Certain statements made in this press release are “forward-looking statements” within the meaning of the Private Securities Litigation Reform Act of 1995 (“PSLRA”). A forward-looking statement is a statement that is not a historical fact and, without limitation, includes any statement that may predict, forecast, indicate or imply future results, performance or achievements. Forward-looking statements may contain words like: “anticipate,” “believe,” “estimate,” “expect,” “project,” “shall,” “will” and other words or phrases with similar meaning in connection with a discussion of future operating or financial performance. In particular, these include statements relating to future actions, including the completion of the exchange offers.

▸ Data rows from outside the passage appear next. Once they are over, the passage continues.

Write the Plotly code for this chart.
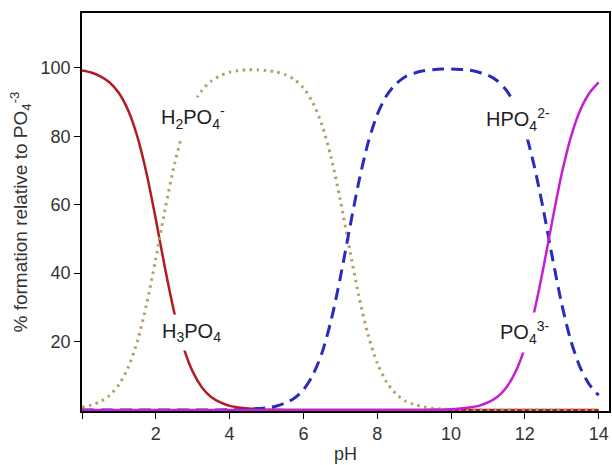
import plotly.graph_objects as go

# pH grid
ph = [i * 0.25 for i in range(57)]

# % of total phosphate present as each species
h3po4 = [99.2, 98.6, 97.5, 95.7, 92.6, 87.6, 79.9, 69.1, 55.7, 41.4, 28.5, 18.3,
         11.2, 6.6, 3.8, 2.2, 1.2, 0.7, 0.4, 0.2, 0.1, 0.1] + [0] * 35
h2po4 = [0.8, 1.4, 2.5, 4.3, 7.4, 12.4, 20.1, 30.9, 44.3, 58.6, 71.5, 81.7,
         88.8, 93.4, 96.1, 97.7, 98.7, 99.2, 99.4, 99.4, 99.2, 98.8, 98.0, 96.6,
         94.1, 89.9, 83.4, 73.8, 61.3, 47.1, 33.4, 22.0, 13.7, 8.2, 4.8, 2.7,
         1.6, 0.9, 0.5, 0.3, 0.2, 0.1, 0.1] + [0] * 14
hpo4 = [0] * 16 + [0.1, 0.1, 0.2, 0.4, 0.6, 1.1, 2.0, 3.4, 5.9, 10.1, 16.6, 26.2,
                   38.7, 52.9, 66.6, 78.0, 86.3, 91.8, 95.2, 97.3, 98.4, 99.1, 99.4,
                   99.6, 99.6, 99.5, 99.3, 98.7, 97.8, 96.2, 93.4, 88.8, 81.7, 71.5,
                   58.6, 44.3, 30.9, 20.1, 12.4, 7.4, 4.3]
po4 = [0] * 36 + [0, 0, 0.1, 0.1, 0.2, 0.4, 0.7, 1.2, 2.2, 3.8, 6.6, 11.2, 18.3,
                  28.5, 41.4, 55.7, 69.1, 79.9, 87.6, 92.6, 95.7]

x_ticks = [0, 2, 4, 6, 8, 10, 12, 14]
x_tick_text = ["", "2", "4", "6", "8", "10", "12", "14"]
y_ticks = [20, 40, 60, 80, 100]

# species labels: text, pH, % position
labels = [
    ("H<sub>2</sub>PO<sub>4</sub><sup>-</sup>", 3.0, 85.5),
    ("H<sub>3</sub>PO<sub>4</sub>", 2.97, 22.5),
    ("HPO<sub>4</sub><sup>2-</sup>", 11.82, 85.0),
    ("PO<sub>4</sub><sup>3-</sup>", 12.0, 22.5),
]

FONT = "Liberation Sans, Arial, sans-serif"

fig = go.Figure()
fig.add_trace(go.Scatter(x=ph, y=h3po4, mode="lines",
                         line=dict(color="#b31b22", width=2.5, shape="spline", smoothing=0.8)))
fig.add_trace(go.Scatter(x=ph, y=h2po4, mode="lines",
                         line=dict(color="#b3a062", width=3, dash="2.5px,4.5px",
                                   shape="spline", smoothing=0.8)))
fig.add_trace(go.Scatter(x=ph, y=hpo4, mode="lines",
                         line=dict(color="#2a2abf", width=3, dash="12px,7px",
                                   shape="spline", smoothing=0.8)))
fig.add_trace(go.Scatter(x=ph, y=po4, mode="lines",
                         line=dict(color="#c41fd2", width=2.5, shape="spline", smoothing=0.8)))

for text, xv, yv in labels:
    fig.add_annotation(x=xv, y=yv, text=text, showarrow=False,
                       bgcolor="white", borderpad=5,
                       font=dict(family=FONT, size=20, color="#222222"))

fig.update_layout(
    width=612, height=465,
    margin=dict(l=82, r=1, t=13, b=54),
    paper_bgcolor="white", plot_bgcolor="white",
    showlegend=False,
    font=dict(family=FONT, size=18, color="#333333"),
)
fig.update_xaxes(
    range=[0, 14.28], tickvals=x_ticks, ticktext=x_tick_text,
    ticks="outside", ticklen=6, tickwidth=1.2, tickcolor="black",
    showline=True, linecolor="black", linewidth=1.5, mirror=True,
    showgrid=False, zeroline=False, layer="below traces",
    title=dict(text="pH", font=dict(size=18), standoff=4),
)
fig.update_yaxes(
    range=[-0.3, 116], tickvals=y_ticks,
    ticks="outside", ticklen=6, tickwidth=1.2, tickcolor="black",
    showline=True, linecolor="black", linewidth=1.5, mirror=True,
    showgrid=False, zeroline=False, layer="below traces",
    title=dict(text="% formation relative to PO<sub>4</sub><sup>-3</sup>",
               font=dict(size=19), standoff=8),
)

fig.write_html("out.html")
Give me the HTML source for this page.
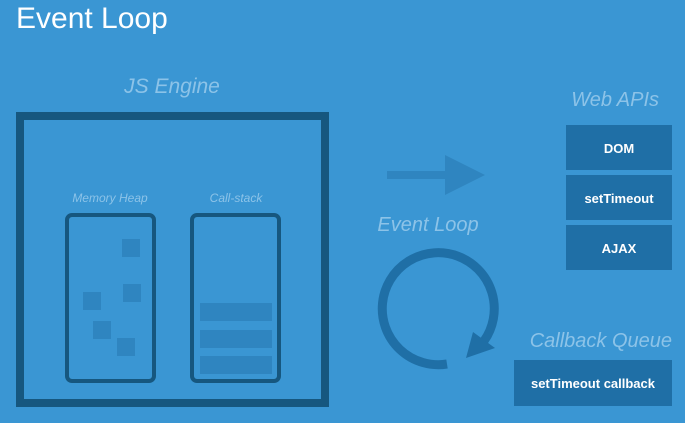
<!DOCTYPE html>
<html><head><meta charset="utf-8"><style>
html,body{margin:0;padding:0;background:#3a96d3;}
svg{display:block}
</style></head><body>
<svg width="685" height="423" viewBox="0 0 685 423" xmlns="http://www.w3.org/2000/svg" font-family="Liberation Sans, sans-serif">
<rect width="685" height="423" fill="#3a96d3"/>
<text x="16" y="28" font-size="30" fill="#ffffff">Event Loop</text>
<text x="172" y="93" font-size="21" font-style="italic" fill="#8cc3e8" text-anchor="middle">JS Engine</text>
<rect x="20" y="116" width="305" height="287" fill="none" stroke="#16577f" stroke-width="8"/>
<text x="110" y="202" font-size="12" font-style="italic" fill="#8cc3e8" text-anchor="middle">Memory Heap</text>
<text x="236" y="202" font-size="12" font-style="italic" fill="#8cc3e8" text-anchor="middle">Call-stack</text>
<rect x="67" y="215" width="87" height="166" rx="5" fill="none" stroke="#16577f" stroke-width="4"/>
<rect x="192" y="215" width="87" height="166" rx="5" fill="none" stroke="#16577f" stroke-width="4"/>
<g fill="#2f85c0">
<rect x="122" y="239" width="18" height="18"/>
<rect x="123" y="284" width="18" height="18"/>
<rect x="83" y="292" width="18" height="18"/>
<rect x="93" y="321" width="18" height="18"/>
<rect x="117" y="338" width="18" height="18"/>
<rect x="200" y="303" width="72" height="18"/>
<rect x="200" y="330" width="72" height="18"/>
<rect x="200" y="356" width="72" height="18"/>
</g>
<rect x="387" y="171" width="60" height="8" fill="#2f85c0"/>
<polygon points="445,155 485,175 445,195" fill="#2f85c0"/>
<text x="428" y="231" font-size="20" font-style="italic" fill="#8cc3e8" text-anchor="middle">Event Loop</text>
<path d="M447,364 A56,56 0 1 1 484,341" fill="none" stroke="#1f6fa6" stroke-width="9"/>
<polygon points="495,348 473,332 466,358" fill="#1f6fa6"/>
<text x="659" y="106" font-size="20" font-style="italic" fill="#8cc3e8" text-anchor="end">Web APIs</text>
<g fill="#1f6fa6">
<rect x="566" y="125" width="106" height="45"/>
<rect x="566" y="175" width="106" height="45"/>
<rect x="566" y="225" width="106" height="45"/>
<rect x="514" y="360" width="158" height="46"/>
</g>
<g fill="#ffffff" font-size="13" font-weight="bold" text-anchor="middle">
<text x="619" y="153">DOM</text>
<text x="619" y="203">setTimeout</text>
<text x="619" y="253">AJAX</text>
<text x="593" y="388">setTimeout callback</text>
</g>
<text x="672" y="347" font-size="20" font-style="italic" fill="#8cc3e8" text-anchor="end">Callback Queue</text>
</svg>
</body></html>
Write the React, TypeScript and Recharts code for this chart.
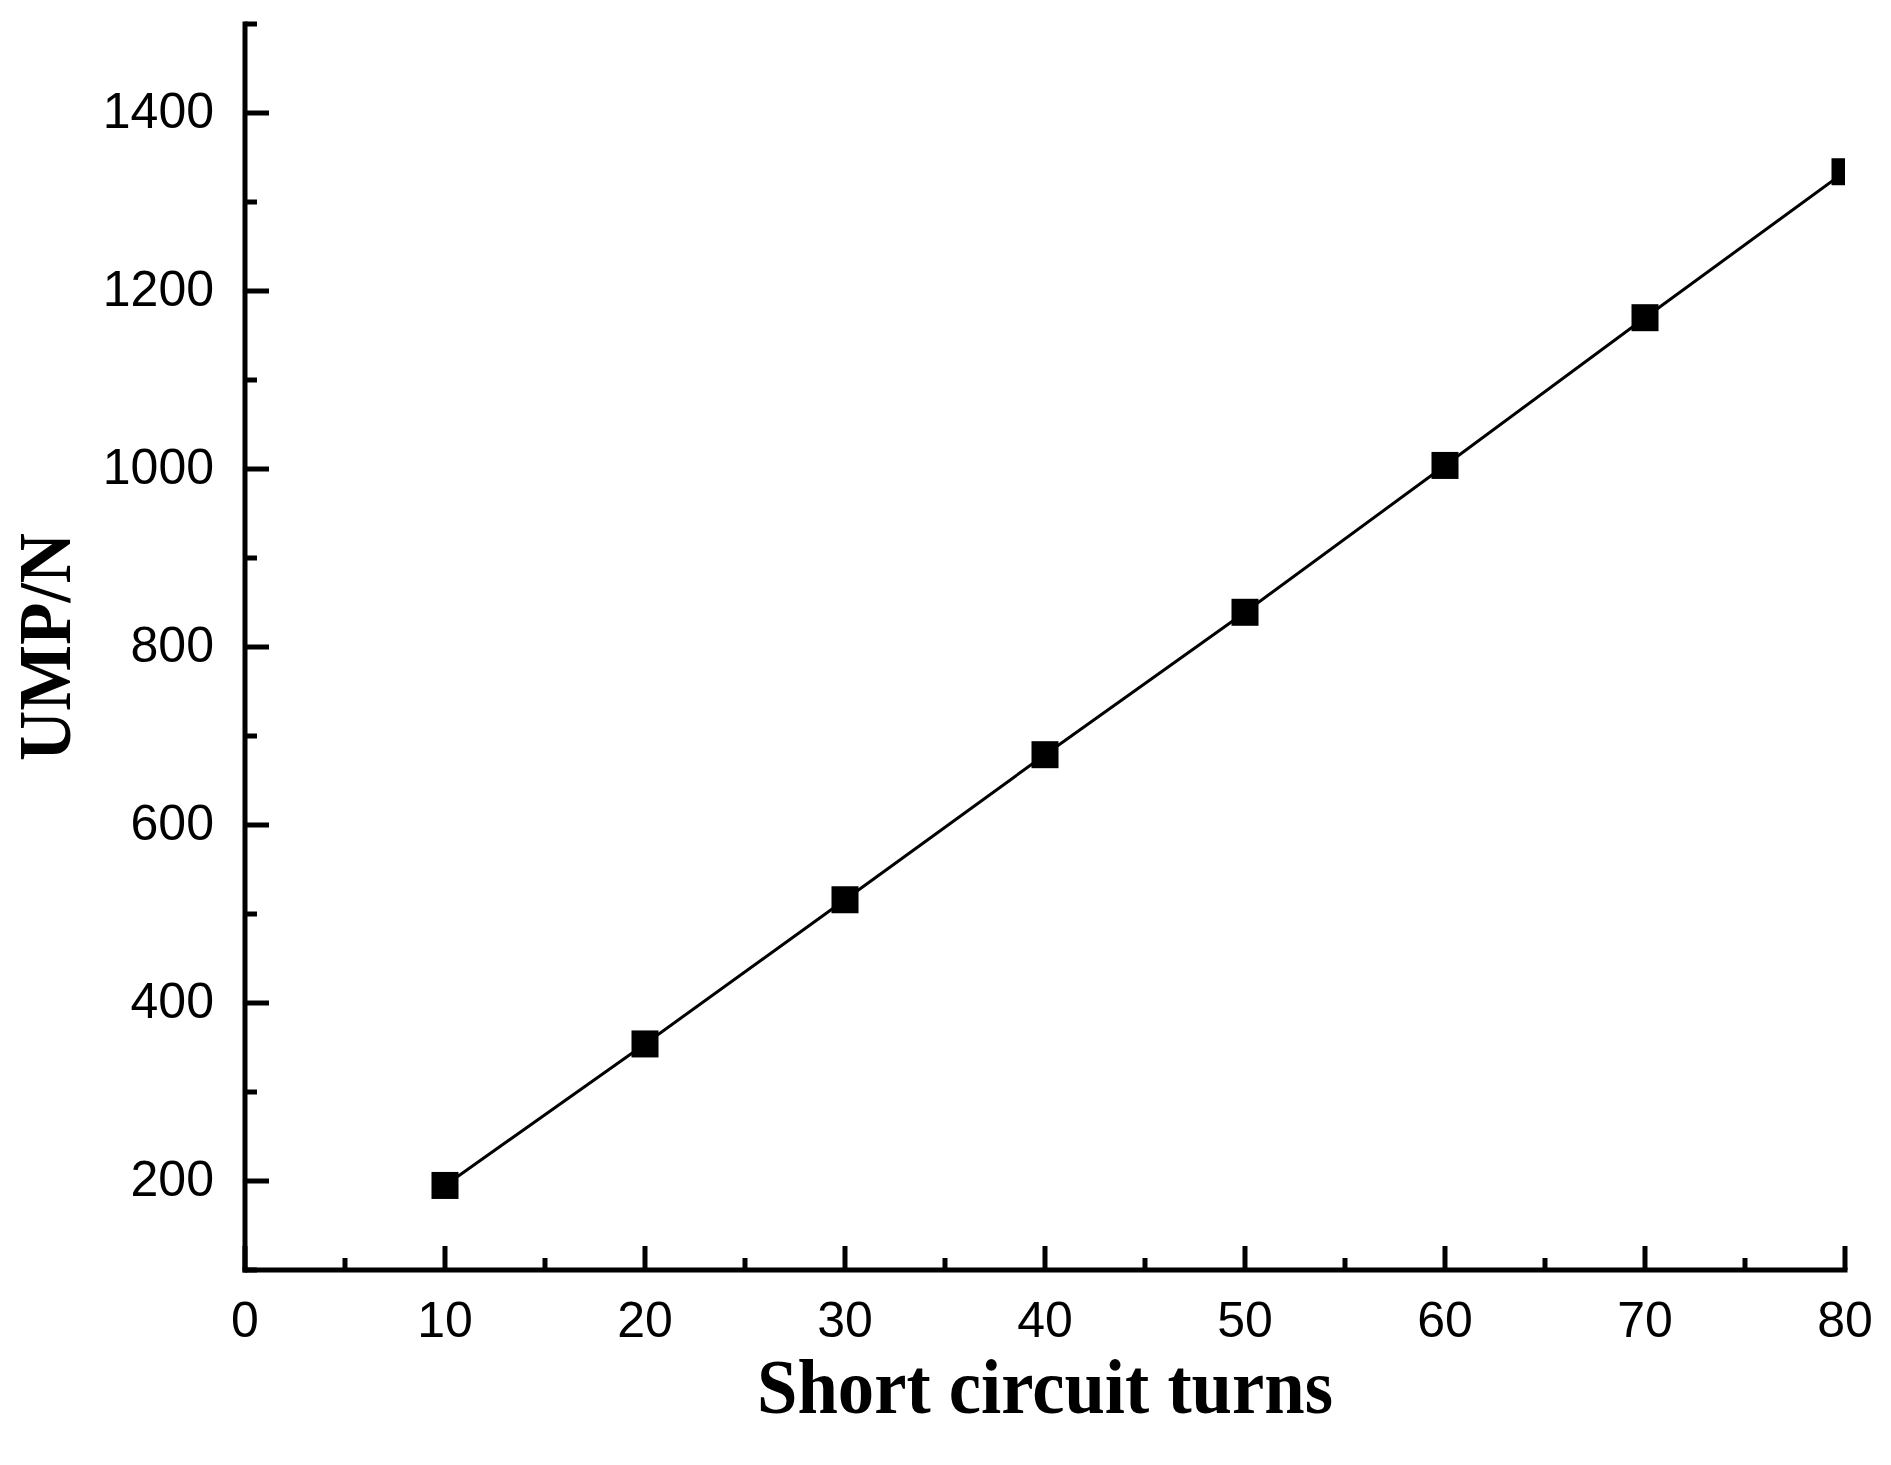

The prospectus, including the section entitled “Risk Factors”, and our most recent Annual Report on Form 10-K, as well as other reports that we file with the SEC, include risk factors that could affect our future actions, businesses and financial performance. Moreover, new risk factors emerge from time to time, and it is not possible for management to predict all such risk factors or to assess the effect of all risk factors on our businesses or the extent to which any factor, or combination of factors, may cause actual results to differ materially from those contained in any forward-looking statements. Given these risks and uncertainties, investors should not place undue reliance on forward-looking statements as a prediction of actual results. In addition, we disclaim any obligation to update any forward-looking statements to reflect events or circumstances that occur after the date of this press release.